O problema da Verdade

Pouco tem a natureza humana de mais inquietante do que a ideia da verdade, essa ideia-lume que funde ciência com fé numa espécie de clarão intemporal e vertiginoso. Desde a alvorada dos tempos modernos, poucas coisas estimularam tanto os homens quanto a procura da verdade, a descoberta dos segredos do universo, a decifração das leis a que estaríamos por natureza obrigados. Dessa moderna procura foram-se progressivamente excluindo as ancestrais perguntas sobre os fins; foi-se perdendo de vista o tronco do problema, e foi-se esquecendo a própria natureza do ser que procura, que, no caso do amor, Luís de Camões vaticinava poder transformar-se na coisa procurada. O que levaria no limite alguém um dia a poder dizer “A verdade sou eu”, como só Deus poderia dizer de si próprio.

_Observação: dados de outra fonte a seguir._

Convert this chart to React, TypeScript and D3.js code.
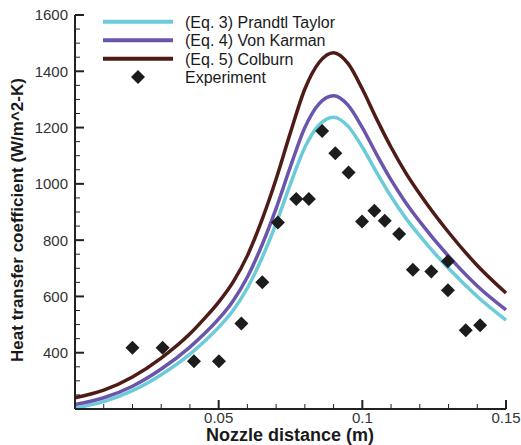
import React from "react";
import * as d3 from "d3";

// ---- Data ----
const curveX = [0, 0.01, 0.02, 0.03, 0.04, 0.045, 0.05, 0.055, 0.06, 0.065, 0.07, 0.075, 0.08, 0.085, 0.09, 0.095, 0.1, 0.105, 0.11, 0.115, 0.12, 0.13, 0.14, 0.15];
const prandtlTaylor = [203, 226, 265, 322, 395, 440, 490, 550, 630, 735, 860, 1000, 1130, 1210, 1237, 1205, 1130, 1040, 955, 880, 815, 700, 600, 516];
const vonKarman = [216, 240, 281, 342, 420, 467, 520, 584, 669, 781, 913, 1062, 1200, 1285, 1313, 1280, 1200, 1104, 1014, 935, 866, 743, 637, 552];
const colburn = [240, 267, 314, 381, 467, 521, 580, 651, 745, 870, 1017, 1183, 1337, 1432, 1466, 1428, 1337, 1230, 1130, 1041, 964, 828, 710, 612];

const expX = [0.02, 0.0305, 0.0414, 0.0501, 0.0579, 0.0652, 0.0706, 0.077, 0.0814, 0.086, 0.0906, 0.0952, 0.0999, 0.1042, 0.1078, 0.1128, 0.1176, 0.124, 0.1298, 0.1298, 0.136, 0.141];
const expY = [418, 418, 370, 370, 504, 650, 863, 946, 946, 1188, 1109, 1040, 866, 904, 869, 822, 695, 689, 725, 622, 480, 498];

const seriesNames = ["(Eq. 3) Prandtl Taylor", "(Eq. 4) Von Karman", "(Eq. 5) Colburn"];
const seriesColors = ["#6ccbd8", "#6a55ac", "#4f1b16"];
const expName = "Experiment";

const xMajorTicks = [0.05, 0.1, 0.15];
const xTickLabels = ["0.05", "0.1", "0.15"];
const yMajorTicks = [400, 600, 800, 1000, 1200, 1400, 1600];
const xTitle = "Nozzle distance (m)";
const yTitle = "Heat transfer coefficient (W/m^2-K)";

const W = 521;
const H = 445;
const FONT = "'Liberation Sans', Arial, Helvetica, sans-serif";

export default function App() {
  const x = d3.scaleLinear().domain([0, 0.15]).range([75, 506]);
  const y = d3.scaleLinear().domain([200, 1600]).range([409, 15]);

  const seriesData = [prandtlTaylor, vonKarman, colburn];
  const line = d3
    .line<number>()
    .x((_, i) => x(curveX[i]))
    .y((d) => y(d))
    .curve(d3.curveMonotoneX);

  const xMinor = d3.range(1, 15).map((i) => i / 100).filter((v) => !xMajorTicks.some((m) => Math.abs(m - v) < 1e-9));
  const yMinor = d3.range(250, 1600, 50).filter((v) => v % 200 !== 0);

  const axisColor = "#222";
  const diamond = (cx: number, cy: number, r = 7) =>
    `M${cx},${cy - r}L${cx + r},${cy}L${cx},${cy + r}L${cx - r},${cy}Z`;

  const legendY = [21.7, 40.3, 58.7];
  const x0 = x(0);
  const y0 = y(200);

  return (
    <svg
      width={W}
      height={H}
      style={{ position: "absolute", left: 0, top: 0, background: "#fff" }}
      fontFamily={FONT}
    >
      <rect width={W} height={H} fill="#fff" />
      {/* curves */}
      {seriesData.map((s, i) => (
        <path key={i} d={line(s) || ""} fill="none" stroke={seriesColors[i]} strokeWidth={3.5} strokeLinejoin="round" />
      ))}
      {/* experiment */}
      {expX.map((v, i) => (
        <path key={i} d={diamond(x(v), y(expY[i]))} fill="#1c1c1c" />
      ))}
      {/* axes */}
      <line x1={x0} y1={y(1600)} x2={x0} y2={y0} stroke={axisColor} strokeWidth={2} />
      <line x1={x0} y1={y0} x2={x(0.15)} y2={y0} stroke={axisColor} strokeWidth={2} />
      {yMajorTicks.map((t) => (
        <g key={t}>
          <line x1={x0} x2={x0 + 9} y1={y(t)} y2={y(t)} stroke={axisColor} strokeWidth={2} />
          <text x={x0 - 7} y={y(t)} dy="0.36em" textAnchor="end" fontSize={15} fill="#333">
            {t}
          </text>
        </g>
      ))}
      {yMinor.map((t) => (
        <line key={t} x1={x0} x2={x0 + 5} y1={y(t)} y2={y(t)} stroke={axisColor} strokeWidth={1} />
      ))}
      {xMajorTicks.map((t, i) => (
        <g key={t}>
          <line x1={x(t)} x2={x(t)} y1={y0} y2={y0 - 9} stroke={axisColor} strokeWidth={2} />
          <text x={x(t)} y={423} textAnchor="middle" fontSize={15} fill="#333">
            {xTickLabels[i]}
          </text>
        </g>
      ))}
      {xMinor.map((t) => (
        <line key={t} x1={x(t)} x2={x(t)} y1={y0} y2={y0 - 5} stroke={axisColor} strokeWidth={1} />
      ))}
      {/* titles */}
      <text x={290} y={441} textAnchor="middle" fontSize={18} fontWeight="bold" fill="#1a1a1a">
        {xTitle}
      </text>
      <text
        transform={`translate(23,${(y(1600) + y0) / 2 + 8}) rotate(-90)`}
        textAnchor="middle"
        fontSize={17}
        fontWeight="bold"
        fill="#1a1a1a"
      >
        {yTitle}
      </text>
      {/* legend */}
      {seriesNames.map((n, i) => (
        <g key={n}>
          <line x1={103} x2={173} y1={legendY[i]} y2={legendY[i]} stroke={seriesColors[i]} strokeWidth={4} />
          <text x={185} y={legendY[i] + 5.8} fontSize={16} fill="#1a1a1a">
            {n}
          </text>
        </g>
      ))}
      <path d={diamond(138, 77)} fill="#1c1c1c" />
      <text x={185} y={82.8} fontSize={16} fill="#1a1a1a">
        {expName}
      </text>
    </svg>
  );
}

Tão temida como desejada, a verdade é fonte de ancestrais arrepios. Os liberais, por exemplo, viram na procura da “verdade absoluta” uma ameaça perigosa que podia levar ao totalitarismo. Para os crentes de muitos credos a verdade é algo de transcendente, sendo levada a coincidir com Deus e com a sua Palavra. Os cristãos, para quem a gula é pior vício do que a mentira, tendem a relativizar as “verdades humanas”, tão frágeis quanto passageiras. E pior do que tudo: fomentadoras do Ódio. Mas outros há, como Nietzsche, que relativizam a verdade e tentam, às vezes sem o perceber, impor como verdade absoluta o facto de a verdade ser relativa, o que não deixa de ser curioso. Perigoso também quando, admitindo que a verdade inexiste ou se multiplica, passamos a acreditar que tudo o que dissermos pode vir um dia a tornar-se verdade.
Escreveu-se e disse-se um mar de coisas sobre a verdade. Que ela dói, pois tal como as roseiras possui espinhos; que é virtuosa e filha legítima do tempo, não da autoridade; que é imutável e perpétua, e sempre a mesma em todas as suas partes. Que pode ser combatida mas não vencida; que é manca, mas chega sempre a tempo; ou que é como o azeite, que vem sempre à tona de água. Mas, talvez mais importante do que a substância ou o significado último da verdade, o que nos leva invariavelmente ao campo das teorias, seja perceber-se que sempre existiram homens interessados em manipulá-la a seu jeito.
O problema da verdade é quando a verdade se contorce e se vira contra eles como um cão enfurecido com o dono. A verdade não é sempre boa amiga ou sequer boa companheira. O homem moderno, exteriorizado e sem mundo, despejado na tela para consumo instantâneo; aquele homem espectral sonhado no aconchego de uma bela estória; criado como obra de arte apenas para ser admirado, é como se morresse de cada vez que a tela se perturba, de cada vez que alguém tosse ou espirra fazendo com que a beleza num instante se esvaia, contaminada de realidade. Há que compreender esta terrível sina do homem-plástico que o afasta constantemente da razão. Eis porque é prudente não nos desabituarmos demasiado do contacto com a realidade que é, embora tantas vezes doa. Mas também prudente evitarmos a flagelação. As paixões humanas, tal como os vícios, corrompem a verdade, forçando-a à representação. Eis o eterno dilema da História: escolher entre magoar e ser-se confortável. As almas incomoda-as terem de se deter para um julgamento. É sempre tentador adiá-lo. Esperar que o tempo perdoe ou esqueça. É normal e é humano que assim aconteça. Atiçar demasiado as almas é atiçar a Besta que há nelas, levando a que esta se revele em toda a sua extensão e crueldade. Mas isentar as almas do julgamento pela razão é de certo modo consentir em que são perfeitas as suas imperfeições. O erro paira em ambos os lados dessa trincheira. A verdade só é verdadeiramente útil se permitir o equilíbrio.